4.  Outside Dhaka University, I had occasional contact with him. After years of not-so-regular exchange with him, my solid meeting with Shobuj took place in 1985 in New Delhi—I was staying at a hotel in New Delhi from where Shobuj took me and my wife to his house. We enjoyed enormous hospitality of Shobuj and Shahana for three days. Not long after our meeting in New Dehi he had a diplomatic posting in Washington, DC when we had intermittent chats. Our conversations over shared intellectual interests and prolonged phone calls developed since Shobuj started spending summer months every year with his daughter in Washington DC’s neighborhood.

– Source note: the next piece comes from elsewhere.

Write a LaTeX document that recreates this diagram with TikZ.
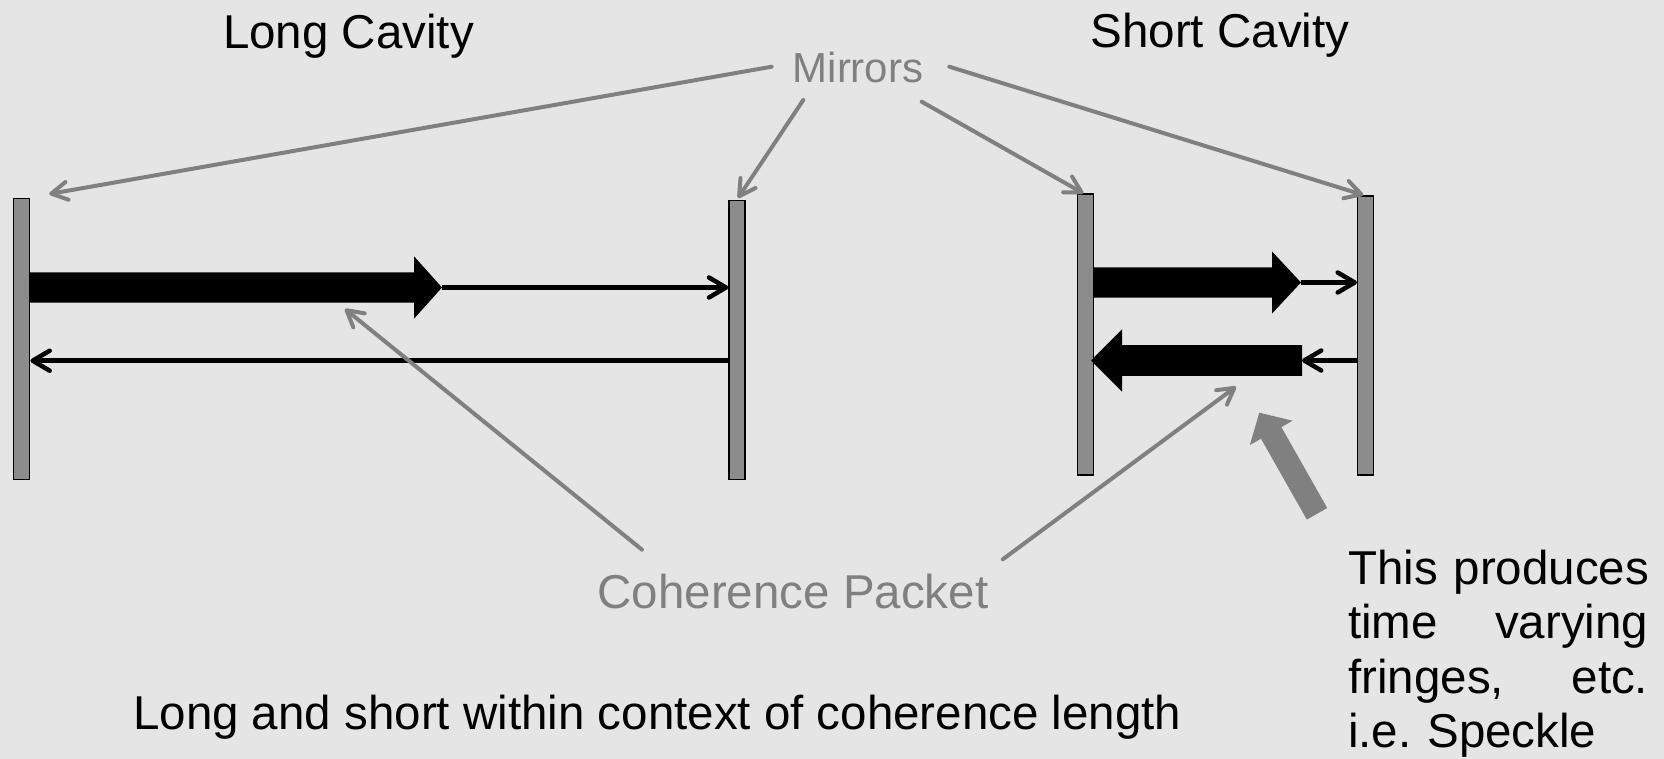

But WhatsApp connected us while he was in Dhaka.

 

5.  Besides being an experienced diplomat and a bright student previously, I discovered that Shobuj was a prolific writer; with his lucid style, imagination, and intellectual range, he contributed to a couple of Dhaka newspapers sometimes twice a week. More than a retired Ambassador, Shobuj was better known as an inexhaustible writer---a public thinker. We debated issues in American and global politics. Now, those ruminations waft between an old teacher and a former student, who is no longer with us. We agreed that people should know more about politics and foreign affairs to overcome their daily existential challenges.

6.  Shobuj’s relentless opinion pieces in the newspapers and magazines aimed at educating masses---to empower them as this team’s title rightly highlights that goal. This Foundation is committed to stay with Shobuj’s intellectual legacy in Bangladesh and elsewhere for public empowerment and leadership development through appropriate intellectual trajectories. Shobuj was in the real world of diplomacy at the highest echelons, but I was only an academic though I taught international politics and foreign policy imperatives for decades. Sometimes, I forwarded the latest articles from journals like Foreign Affairs, and Shobuj responded to the emerging ideas in such articles. I remember when Jo Biden became President, he was looking for a new president’s diplomatic course. There was at least one article projecting that the new US President will focus on the American “soft power” goals--- promoting democracy, human rights, fair election, to mention only a handful items. And he fired off frequent articles warning Hasina’s authoritarian regime that a dramatic uprising would end her despotic rule---it happened in August 2024, as we know. But Shobuj barely missed it.

 

7.  He had an avid interest in history. While we dribbled our conversations, I was revising an old book on the British Indian Central Legislature (earlier published in 1965) and later completing a book on Muslim social history (IDENTITY OF A MUSLIM FAMILY IN COLONIAL BENGAL: Between Memories and History, Peter Lang). We pooled each other’s readings of pre-1971 and pre-1947 anecdotes. More seriously, he helped me recalling student politics in the 1960s for PARTIES AND POLITICS IN EAST PAKISTAN 1947-71: The Political Inheritance of Bangladesh (Peter Lang) that came out earlier this year. Sometimes, I take the liberty of labeling Bangladesh history as an “occupied territory,” held by certain parties, dynastic leaders, vested interests, and partisan intellectuals. Shobuj loved that characterization of Bangladeshi history since 1971.

 

8.   I am glad to see that Shobuj’s ideals and intellectual resolve are still alive and well through this family Foundation and this Conference. He envisioned a sustainable relationship between Bangladesh and China. On Dhaka-New Delhi diplomacy, Shobuj pleaded for developing a “correct,” not an emotional relationship between the two great neighbors. He wanted to draw lessons from history and believed that people should be clear about their identity roots in the yore.